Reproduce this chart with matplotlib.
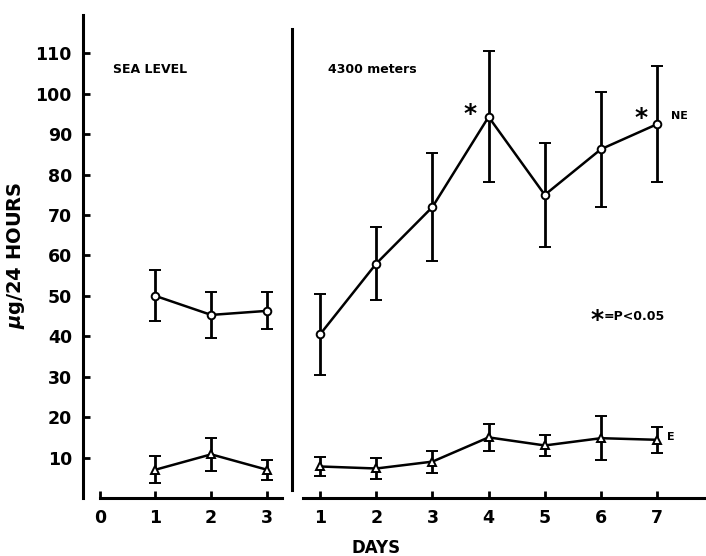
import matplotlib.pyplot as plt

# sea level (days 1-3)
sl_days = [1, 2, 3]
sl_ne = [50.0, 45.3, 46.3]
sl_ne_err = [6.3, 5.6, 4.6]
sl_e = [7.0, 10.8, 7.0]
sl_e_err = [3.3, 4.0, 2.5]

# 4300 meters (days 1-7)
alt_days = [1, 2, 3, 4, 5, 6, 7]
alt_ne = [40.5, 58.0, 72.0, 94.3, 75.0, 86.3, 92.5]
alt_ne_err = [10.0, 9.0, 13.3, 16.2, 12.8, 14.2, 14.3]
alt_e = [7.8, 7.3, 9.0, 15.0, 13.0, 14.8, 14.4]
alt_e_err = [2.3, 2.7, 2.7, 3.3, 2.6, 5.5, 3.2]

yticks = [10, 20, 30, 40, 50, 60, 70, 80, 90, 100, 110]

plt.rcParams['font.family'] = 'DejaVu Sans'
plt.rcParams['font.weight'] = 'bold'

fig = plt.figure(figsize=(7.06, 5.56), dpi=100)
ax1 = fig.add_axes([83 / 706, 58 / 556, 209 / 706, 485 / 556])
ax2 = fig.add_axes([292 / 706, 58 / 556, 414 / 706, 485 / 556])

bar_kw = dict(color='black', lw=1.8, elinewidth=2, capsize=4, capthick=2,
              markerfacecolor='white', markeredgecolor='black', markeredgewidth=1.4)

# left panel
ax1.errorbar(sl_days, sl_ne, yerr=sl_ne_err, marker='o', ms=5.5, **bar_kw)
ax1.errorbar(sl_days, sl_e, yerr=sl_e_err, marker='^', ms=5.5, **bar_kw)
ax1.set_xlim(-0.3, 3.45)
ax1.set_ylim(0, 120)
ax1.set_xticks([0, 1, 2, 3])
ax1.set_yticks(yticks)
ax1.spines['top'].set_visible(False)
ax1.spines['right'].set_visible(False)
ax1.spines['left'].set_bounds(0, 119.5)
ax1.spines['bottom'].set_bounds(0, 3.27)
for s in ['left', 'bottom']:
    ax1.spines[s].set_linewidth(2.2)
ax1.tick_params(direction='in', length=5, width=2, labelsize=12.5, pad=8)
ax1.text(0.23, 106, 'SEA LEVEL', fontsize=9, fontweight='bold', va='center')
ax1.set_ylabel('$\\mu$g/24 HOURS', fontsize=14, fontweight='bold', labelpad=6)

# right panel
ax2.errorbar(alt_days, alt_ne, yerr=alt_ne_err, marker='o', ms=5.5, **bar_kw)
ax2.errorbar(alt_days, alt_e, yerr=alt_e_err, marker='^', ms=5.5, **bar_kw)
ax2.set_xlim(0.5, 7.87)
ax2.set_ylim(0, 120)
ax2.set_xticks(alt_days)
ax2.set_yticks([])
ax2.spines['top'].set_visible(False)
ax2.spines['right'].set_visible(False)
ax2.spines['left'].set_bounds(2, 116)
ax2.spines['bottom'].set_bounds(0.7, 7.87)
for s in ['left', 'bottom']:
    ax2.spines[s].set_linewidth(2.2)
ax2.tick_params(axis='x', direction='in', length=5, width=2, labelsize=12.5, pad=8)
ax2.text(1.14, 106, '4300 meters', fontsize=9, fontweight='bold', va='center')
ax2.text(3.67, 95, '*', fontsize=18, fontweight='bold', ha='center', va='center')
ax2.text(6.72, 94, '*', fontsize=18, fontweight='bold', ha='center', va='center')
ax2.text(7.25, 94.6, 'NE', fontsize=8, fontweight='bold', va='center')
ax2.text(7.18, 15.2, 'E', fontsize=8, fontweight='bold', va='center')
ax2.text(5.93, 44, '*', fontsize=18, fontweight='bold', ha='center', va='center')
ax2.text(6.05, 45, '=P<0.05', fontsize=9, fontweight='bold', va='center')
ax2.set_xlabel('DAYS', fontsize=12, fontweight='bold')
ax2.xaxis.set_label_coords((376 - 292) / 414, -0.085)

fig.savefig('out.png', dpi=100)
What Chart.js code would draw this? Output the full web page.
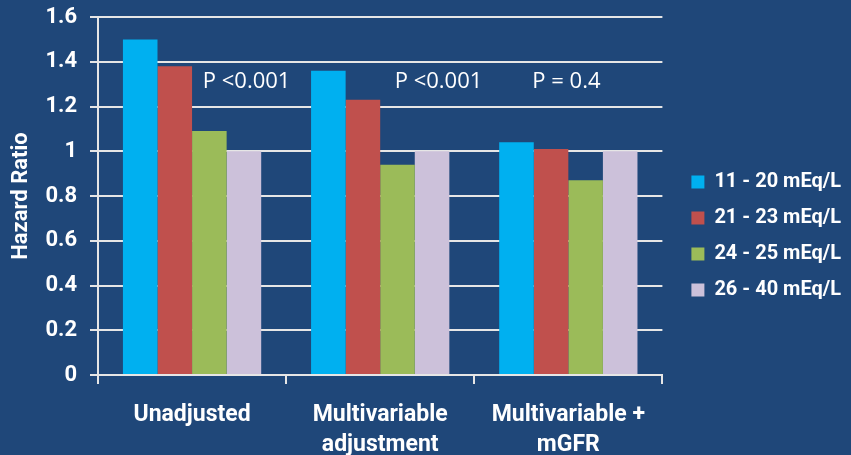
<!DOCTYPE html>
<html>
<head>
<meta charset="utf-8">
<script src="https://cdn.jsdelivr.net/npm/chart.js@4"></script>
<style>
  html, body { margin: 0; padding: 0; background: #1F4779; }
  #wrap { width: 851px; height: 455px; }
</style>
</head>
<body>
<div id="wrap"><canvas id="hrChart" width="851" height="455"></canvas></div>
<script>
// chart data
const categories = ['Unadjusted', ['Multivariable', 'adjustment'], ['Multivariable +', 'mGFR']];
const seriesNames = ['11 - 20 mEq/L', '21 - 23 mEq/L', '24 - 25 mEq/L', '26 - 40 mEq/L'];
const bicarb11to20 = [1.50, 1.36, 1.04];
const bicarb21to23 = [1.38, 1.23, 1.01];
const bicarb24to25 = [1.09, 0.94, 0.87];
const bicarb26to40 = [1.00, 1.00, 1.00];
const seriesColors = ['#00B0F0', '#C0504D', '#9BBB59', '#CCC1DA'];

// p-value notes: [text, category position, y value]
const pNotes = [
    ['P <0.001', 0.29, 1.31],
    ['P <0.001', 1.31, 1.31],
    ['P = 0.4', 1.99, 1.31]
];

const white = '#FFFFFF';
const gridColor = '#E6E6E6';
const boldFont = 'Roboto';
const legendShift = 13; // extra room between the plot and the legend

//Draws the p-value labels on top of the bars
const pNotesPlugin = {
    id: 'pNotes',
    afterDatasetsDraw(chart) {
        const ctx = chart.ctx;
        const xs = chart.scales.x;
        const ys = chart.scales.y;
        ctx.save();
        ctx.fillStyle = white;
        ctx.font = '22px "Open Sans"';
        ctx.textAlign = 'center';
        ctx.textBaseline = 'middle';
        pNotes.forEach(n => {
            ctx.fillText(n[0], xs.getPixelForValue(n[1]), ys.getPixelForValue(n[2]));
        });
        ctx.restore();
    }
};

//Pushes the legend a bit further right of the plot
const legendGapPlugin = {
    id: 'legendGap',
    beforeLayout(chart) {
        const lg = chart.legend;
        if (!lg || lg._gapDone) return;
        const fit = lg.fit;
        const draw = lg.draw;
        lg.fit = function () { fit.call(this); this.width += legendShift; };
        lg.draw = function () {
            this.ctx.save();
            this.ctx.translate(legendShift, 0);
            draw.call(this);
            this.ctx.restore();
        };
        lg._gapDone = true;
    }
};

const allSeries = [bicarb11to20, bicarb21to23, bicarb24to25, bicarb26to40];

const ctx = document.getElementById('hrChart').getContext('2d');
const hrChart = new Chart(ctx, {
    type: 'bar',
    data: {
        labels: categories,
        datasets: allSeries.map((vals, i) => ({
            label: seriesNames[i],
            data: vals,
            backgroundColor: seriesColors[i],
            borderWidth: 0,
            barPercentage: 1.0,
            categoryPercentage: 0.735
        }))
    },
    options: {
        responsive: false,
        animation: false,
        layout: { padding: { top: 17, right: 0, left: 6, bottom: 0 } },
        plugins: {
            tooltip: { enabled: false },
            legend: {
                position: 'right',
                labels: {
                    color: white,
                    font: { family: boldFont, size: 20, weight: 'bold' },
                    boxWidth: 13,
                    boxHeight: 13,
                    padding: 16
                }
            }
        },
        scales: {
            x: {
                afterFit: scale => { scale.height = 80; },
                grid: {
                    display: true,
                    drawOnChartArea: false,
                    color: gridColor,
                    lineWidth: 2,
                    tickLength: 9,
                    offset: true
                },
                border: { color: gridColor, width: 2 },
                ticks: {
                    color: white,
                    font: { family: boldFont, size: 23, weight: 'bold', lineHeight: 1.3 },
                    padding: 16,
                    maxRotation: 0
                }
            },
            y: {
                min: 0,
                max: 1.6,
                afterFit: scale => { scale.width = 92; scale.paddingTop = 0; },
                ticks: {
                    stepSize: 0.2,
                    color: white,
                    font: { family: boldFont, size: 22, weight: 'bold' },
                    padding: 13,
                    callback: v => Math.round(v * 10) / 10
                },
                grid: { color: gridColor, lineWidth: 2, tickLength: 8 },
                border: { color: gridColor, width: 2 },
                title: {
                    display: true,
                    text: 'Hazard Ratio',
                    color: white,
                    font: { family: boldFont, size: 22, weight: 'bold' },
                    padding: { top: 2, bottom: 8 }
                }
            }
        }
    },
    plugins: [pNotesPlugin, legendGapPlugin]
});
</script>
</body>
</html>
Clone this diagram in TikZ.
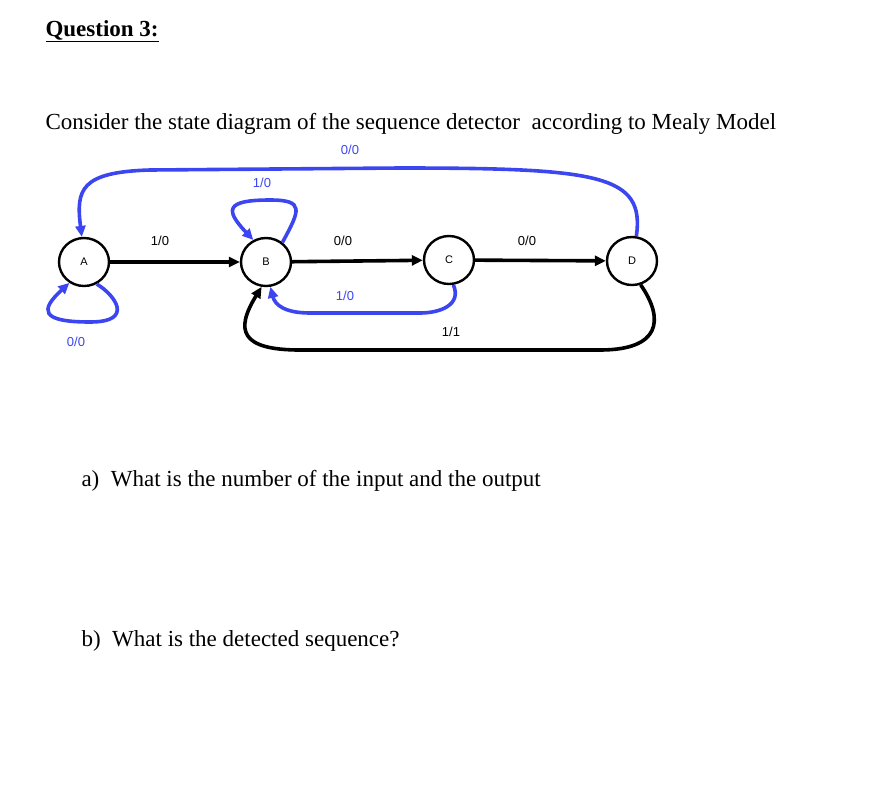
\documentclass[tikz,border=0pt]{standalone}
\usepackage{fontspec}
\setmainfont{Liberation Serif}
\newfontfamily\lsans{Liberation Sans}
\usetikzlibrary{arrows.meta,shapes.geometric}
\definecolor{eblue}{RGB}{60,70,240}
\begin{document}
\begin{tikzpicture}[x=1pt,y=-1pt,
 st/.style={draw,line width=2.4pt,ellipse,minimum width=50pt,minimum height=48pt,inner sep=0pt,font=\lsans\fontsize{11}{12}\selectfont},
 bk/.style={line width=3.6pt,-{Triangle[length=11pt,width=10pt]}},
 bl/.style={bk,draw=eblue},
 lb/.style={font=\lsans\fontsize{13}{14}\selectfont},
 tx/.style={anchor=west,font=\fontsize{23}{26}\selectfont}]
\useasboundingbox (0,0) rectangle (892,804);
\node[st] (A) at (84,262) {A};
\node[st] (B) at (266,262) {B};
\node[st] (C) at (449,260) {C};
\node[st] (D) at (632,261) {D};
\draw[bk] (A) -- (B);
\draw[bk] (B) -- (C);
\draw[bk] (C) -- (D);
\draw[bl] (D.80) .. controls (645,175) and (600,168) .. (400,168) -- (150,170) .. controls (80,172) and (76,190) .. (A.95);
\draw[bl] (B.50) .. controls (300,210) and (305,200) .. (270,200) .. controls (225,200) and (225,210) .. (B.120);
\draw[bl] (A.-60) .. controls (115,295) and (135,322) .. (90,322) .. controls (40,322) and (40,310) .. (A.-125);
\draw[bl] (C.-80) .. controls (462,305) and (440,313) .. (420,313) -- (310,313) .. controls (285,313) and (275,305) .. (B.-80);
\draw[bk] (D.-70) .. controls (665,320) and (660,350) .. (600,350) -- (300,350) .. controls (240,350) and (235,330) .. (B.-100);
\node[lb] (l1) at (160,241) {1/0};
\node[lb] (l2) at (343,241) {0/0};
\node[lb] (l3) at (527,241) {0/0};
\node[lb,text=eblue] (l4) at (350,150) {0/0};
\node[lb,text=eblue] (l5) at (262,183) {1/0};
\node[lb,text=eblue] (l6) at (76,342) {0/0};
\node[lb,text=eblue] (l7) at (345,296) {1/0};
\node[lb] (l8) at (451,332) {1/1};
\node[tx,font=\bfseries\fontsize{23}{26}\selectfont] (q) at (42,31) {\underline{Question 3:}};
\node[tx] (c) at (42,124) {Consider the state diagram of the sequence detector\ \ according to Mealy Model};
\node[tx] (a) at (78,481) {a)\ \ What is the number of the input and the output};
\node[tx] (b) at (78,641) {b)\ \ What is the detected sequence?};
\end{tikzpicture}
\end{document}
#####
What the task requires
Make an exact copy of the lines from the top of the material through the line with "alt_e_err = [2.3, 2.7, 2.7, 3.3, 2.6, 5.5, 3.2]", pictures excluded.

Final answer
Reproduce this chart with matplotlib.
import matplotlib.pyplot as plt

# sea level (days 1-3)
sl_days = [1, 2, 3]
sl_ne = [50.0, 45.3, 46.3]
sl_ne_err = [6.3, 5.6, 4.6]
sl_e = [7.0, 10.8, 7.0]
sl_e_err = [3.3, 4.0, 2.5]

# 4300 meters (days 1-7)
alt_days = [1, 2, 3, 4, 5, 6, 7]
alt_ne = [40.5, 58.0, 72.0, 94.3, 75.0, 86.3, 92.5]
alt_ne_err = [10.0, 9.0, 13.3, 16.2, 12.8, 14.2, 14.3]
alt_e = [7.8, 7.3, 9.0, 15.0, 13.0, 14.8, 14.4]
alt_e_err = [2.3, 2.7, 2.7, 3.3, 2.6, 5.5, 3.2]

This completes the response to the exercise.